Originally created 06/12/06

Lieutenant governor race turns into trust slugfest

ATLANTA - The Internet cartoon begins with former President Clinton entering from the right, telling viewers, "This is your lucky day."

The fake commercial then continues to unveil former Christian Coalition leader Ralph Reed's "greatest hits," including Take the Money and Run, an allusion to a gambling controversy that has surrounded Mr. Reed's bid for lieutenant governor.

A link to the site was e-mailed to journalists by a staffer for Mr. Reed's opponent in the GOP primary, Sen. Casey Cagle, R-Chestnut Mountain.

That is pretty much how it has gone in the highly anticipated and closely watched GOP primary for a job that has the main requirement of making sure the state Senate runs smoothly.

While almost any election contest will feature some sparring over character, the GOP campaign for lieutenant governor seems to be turning into a referendum on the trustworthiness of the two contenders.

"Voters want candidates they can trust," said Mike Digby, a political science professor at Georgia College and State University. But, he said, issues are also important - and the two become linked in many people's minds.

"Voters tend to trust politicians whose positions they like," Mr. Digby said.

The already muddy race between Mr. Reed and Mr. Cagle is not the only one bringing up trust issues. Up and down the ballot, candidates are going after their primary opponents on questions of consistency and honesty.

Lt. Gov. Mark Taylor, a candidate for governor this year, and the state GOP have accused Secretary of State Cathy Cox of not responding to open-records requests or "flip-flopping" on a state constitutional amendment to ban gay marriage. Ms. Cox is Mr. Taylor's main opponent for the Democratic nomination to take on Republican Gov. Sonny Perdue in the fall.

Meanwhile, Ms. Cox's camp has spread media reports questioning how Mr. Taylor got a loan that has helped bankroll his candidacy.

Sen. Bill Stephens and Fulton County Commission Chairwoman Karen Handel, the two major GOP candidates for secretary of state, have gone to great lengths to paint the other as a shaky Republican, or a recent entrant to the party.

Ms. Handel's campaign has distributed pictures of a smiling Mr. Stephens standing next to someone holding a 1992 "Clinton-Gore" campaign sign; Mr. Stephens' campaign has highlighted what it says are Ms. Handel's shifting statements on gay rights.

Mr. Digby said personality issues are more likely to take center stage in contests where there aren't major differences on policy - such as party primaries.

"Oftentimes, the only things that they can find will be issues of personality and honesty and trust," Mr. Digby said.

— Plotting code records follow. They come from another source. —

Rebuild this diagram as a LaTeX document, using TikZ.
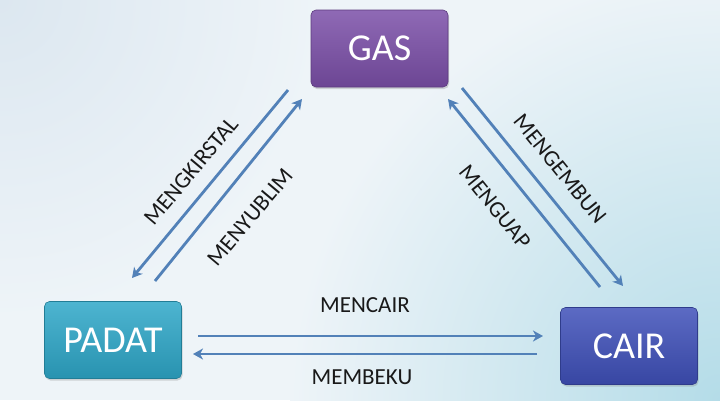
\documentclass[tikz,border=0pt]{standalone}
\usepackage{fontspec}
\setmainfont{Carlito}
\usepackage{xcolor}
\usetikzlibrary{arrows.meta,shadows}
\definecolor{gasungu}{HTML}{7B4FA8}
\definecolor{padatbiru}{HTML}{2EA7C8}
\definecolor{cairbiru}{HTML}{3F50B9}
\definecolor{panahbiru}{HTML}{5281B8}
\definecolor{latarkiri}{HTML}{DCE7F0}
\definecolor{latartengah}{HTML}{EEF4F8}
\definecolor{latarkanan}{HTML}{B4DCE8}

\begin{document}
\begin{tikzpicture}[x=1pt, y=-1pt,
    fase/.style={rounded corners=5pt, minimum width=137pt, minimum height=77pt,
        draw=#1!75!black, line width=0.6pt, top color=#1!85!white, bottom color=#1!88!black,
        text=white, font=\fontsize{38}{38}\selectfont,
        drop shadow={opacity=0.3, shadow xshift=1pt, shadow yshift=-2pt}},
    panah/.style={draw=panahbiru, line width=2.8pt, -{Stealth[length=10pt, width=11pt, inset=3pt]}},
    proses/.style={text=black!90, font=\fontsize{23}{23}\selectfont, inner sep=0pt}]

    \useasboundingbox (0,0) rectangle (720,400);
    % latar
    \fill[latartengah] (0,0) rectangle (720,400);
    \begin{scope}
        \clip (0,0) rectangle (720,400);
        \shade[inner color=latarkiri, outer color=latartengah] (0,0) circle (320);
        \shade[inner color=latarkanan, outer color=latartengah] (720,400) circle (430);
    \end{scope}

    \node[fase=gasungu] (gas) at (379.5,48.5) {GAS};
    \node[fase=padatbiru] (padat) at (113,340) {PADAT};
    \node[fase=cairbiru] (cair) at (629,346) {CAIR};

    % ujung panah
    \coordinate (kirstal-a) at (288,90);   \coordinate (kirstal-b) at (132,278);
    \coordinate (yublim-a) at (155,281);   \coordinate (yublim-b) at (302,99);
    \coordinate (uap-a) at (600,287);      \coordinate (uap-b) at (448,99);
    \coordinate (embun-a) at (462,88);     \coordinate (embun-b) at (623,286);
    \coordinate (cair-a) at (198,336);     \coordinate (cair-b) at (543,336);
    \coordinate (beku-a) at (537,354);     \coordinate (beku-b) at (193,354);

    \draw[panah] (kirstal-a) -- (kirstal-b);
    \draw[panah] (yublim-a) -- (yublim-b);
    \draw[panah] (uap-a) -- (uap-b);
    \draw[panah] (embun-a) -- (embun-b);
    \draw[panah] (cair-a) -- (cair-b);
    \draw[panah] (beku-a) -- (beku-b);

    \node[proses, rotate=50] (mengkirstal) at (191,171) {MENGKIRSTAL};
    \node[proses, rotate=50] (menyublim) at (250,217) {MENYUBLIM};
    \node[proses, rotate=-51] (mengembun) at (560,169) {MENGEMBUN};
    \node[proses, rotate=-51] (menguap) at (495,207) {MENGUAP};
    \node[proses] (mencair) at (365,305.5) {MENCAIR};
    \node[proses] (membeku) at (362,377.5) {MEMBEKU};
\end{tikzpicture}
\end{document}
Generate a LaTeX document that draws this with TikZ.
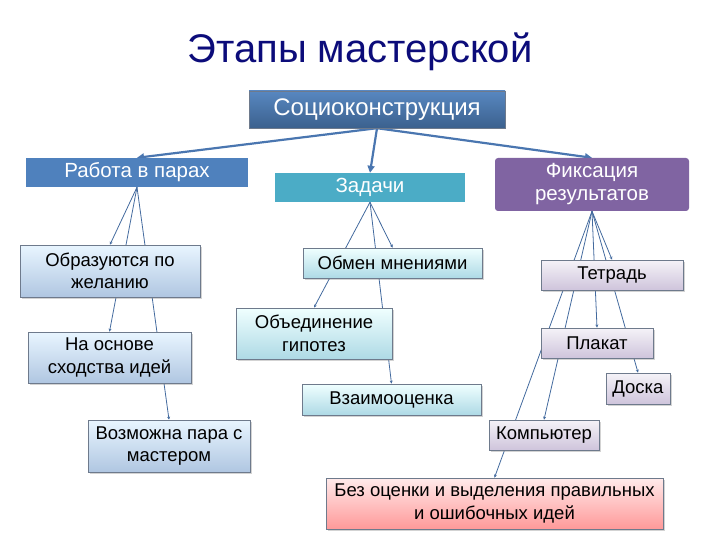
\documentclass[tikz,border=0pt]{standalone}
\usepackage{fontspec}
\setmainfont{Liberation Sans}
\usetikzlibrary{arrows.meta,backgrounds,shadows}

\definecolor{titleblue}{HTML}{0C0C7A}
\definecolor{edgeblue}{HTML}{4A76B0}
\definecolor{pairblue}{HTML}{4F81BD}
\definecolor{taskteal}{HTML}{4BACC6}
\definecolor{fixviolet}{HTML}{8064A2}
\definecolor{boxline}{HTML}{6E7A8C}

\begin{document}
\begin{tikzpicture}[x=1pt, y=-1pt,
  stage/.style={rectangle, text=white, align=center, inner sep=0pt, font=\fontsize{20.5}{23}\selectfont},
  leaf/.style={rectangle, draw=boxline, line width=0.8pt, align=center, inner sep=0pt, font=\fontsize{18.5}{22.5}\selectfont,
    drop shadow={shadow xshift=1.5pt, shadow yshift=-1.5pt, opacity=0.35}},
  pairleaf/.style={leaf, top color=blue!4!white!95!cyan, bottom color=pairblue!45},
  taskleaf/.style={leaf, top color=cyan!6, bottom color=taskteal!45},
  fixleaf/.style={leaf, top color=fixviolet!8, bottom color=fixviolet!38},
  main/.style={-{Triangle[length=7pt,width=7pt]}, line width=2.2pt, draw=edgeblue},
  sub/.style={-{Stealth[length=3pt,width=3pt]}, line width=0.8pt, draw=edgeblue!90!black}
]
\useasboundingbox (0,0) rectangle (720,540);

\node[text=titleblue, font=\fontsize{40}{44}\selectfont] (title) at (360,52) {Этапы мастерской};

\node[stage, top color=pairblue!95!white, bottom color=pairblue!75!black, draw=boxline, minimum width=256pt, minimum height=37pt,
  font=\fontsize{24}{26}\selectfont] (soc) at (377,109.5) {Социоконструкция};

\node[stage, fill=pairblue, minimum width=222pt, minimum height=29pt] (pairs) at (137,172.5) {Работа в парах};
\node[stage, fill=taskteal, minimum width=190pt, minimum height=29pt] (tasks) at (370,187.5) {Задачи};
\node[stage, fill=fixviolet, rounded corners=3pt, minimum width=194pt, minimum height=53pt] (fix) at (592,184.5) {Фиксация\\результатов};

\node[pairleaf, minimum width=180pt, minimum height=52pt] (wish) at (110,271) {Образуются по\\желанию};
\node[pairleaf, minimum width=163pt, minimum height=51pt] (idea) at (109.5,357.5) {На основе\\сходства идей};
\node[pairleaf, minimum width=162pt, minimum height=52pt] (master) at (169,446) {Возможна пара с\\мастером};

\node[taskleaf, minimum width=179pt, minimum height=30pt] (swap) at (392.5,263) {Обмен мнениями};
\node[taskleaf, minimum width=156pt, minimum height=51pt] (hyp) at (314,333.5) {Объединение\\гипотез};
\node[taskleaf, minimum width=179pt, minimum height=31pt] (peer) at (391.5,399.5) {Взаимооценка};

\node[fixleaf, minimum width=142pt, minimum height=30pt] (note) at (612,275) {Тетрадь};
\node[fixleaf, minimum width=112pt, minimum height=30pt] (poster) at (597,343) {Плакат};
\node[fixleaf, minimum width=64pt, minimum height=31pt] (board) at (638,388.5) {Доска};
\node[fixleaf, minimum width=110pt, minimum height=30pt] (comp) at (544,435) {Компьютер};
\node[leaf, top color=red!8, bottom color=red!40, minimum width=337pt, minimum height=51pt] (noeval) at (494.5,503.5) {Без оценки и выделения правильных\\и ошибочных идей};

\begin{pgfonlayer}{background}
\foreach \s in {pairs,tasks,fix} { \draw[main] (soc.south) -- (\s.north); }
\foreach \c in {wish,idea,master} { \draw[sub] (pairs.south) -- (\c.north); }
\foreach \c in {swap,hyp,peer} { \draw[sub] (tasks.south) -- (\c.north); }
\foreach \c in {note,poster,board,comp,noeval} { \draw[sub] (fix.south) -- (\c.north); }
\end{pgfonlayer}
\end{tikzpicture}
\end{document}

And so Mr. Cagle and Mr. Reed have gone pounding away at each other, with Mr. Cagle repeatedly bringing up Mr. Reed's ties to disgraced Washington lobbyist Jack Abramoff, who has pleaded guilty to corruption charges.

Mr. Cagle has highlighted allegations that Mr. Reed used his ties to Christian conservatives to help Mr. Abramoff's clientele, which included gambling interests.

"Essentially, what he's done in a lot of his corporate work ... is took the social conservatives that he's worked with in the past and rented them out to corporations without their knowledge," said Brad Alexander, a spokesman for Mr. Cagle.

Mr. Reed has responded by, at various times, questioning why Mr. Cagle was absent for a vote on eminent domain; saying Mr. Cagle was responsible for the death of legislation in 2004 that would have limited medical malpractice lawsuits (it later passed); and trumpeting Mr. Cagle's votes on financial legislation while being chairman or director of a bank.

"We expect the record of Sen. Cagle to be a big issue in this race," said Jared Thomas, Mr. Reed's campaign manager. "This is an example of a politician who says one thing and does another."

Mr. Alexander said Mr. Reed is simply trying to revive his own flagging campaign by trying to make Mr. Cagle look worse than the alternative.

"We don't think that's a plausible argument," Mr. Alexander said.

But Mr. Thomas pointed out that Mr. Cagle's campaign has also gone negative, pointing to the "greatest hits" Internet site and a page telling Republicans: "Don't Gamble on Ralph."

"Sen.Cagle loves to set up Web sites smearing Ralph Reed with half-truths or innuendos," Mr. Thomas said.

There's little doubt the Abramoff allegations have damaged Mr. Reed, at least in the Atlanta area, where the media have aggressively covered the scandal, said Emory political science professor Merle Black. How much damage is another question.

"You can't tell," Mr. Black said, noting the lack of impartial polling in the race. "We're flying blind here. I think he's certainly been hurt, especially in the Atlanta metropolitan area."

But Mr. Reed could offset that with a powerful showing in rural areas, where social conservatives tend to be stronger, Mr. Black said.

As for Mr. Reed's allegations against Mr. Cagle, Mr. Digby is not so sure they will have as much impact.

"I think it's going to be harder to sell that to the voters than it is simply to put out the connection between Mr. Reed and the Washington lobbyists," he said.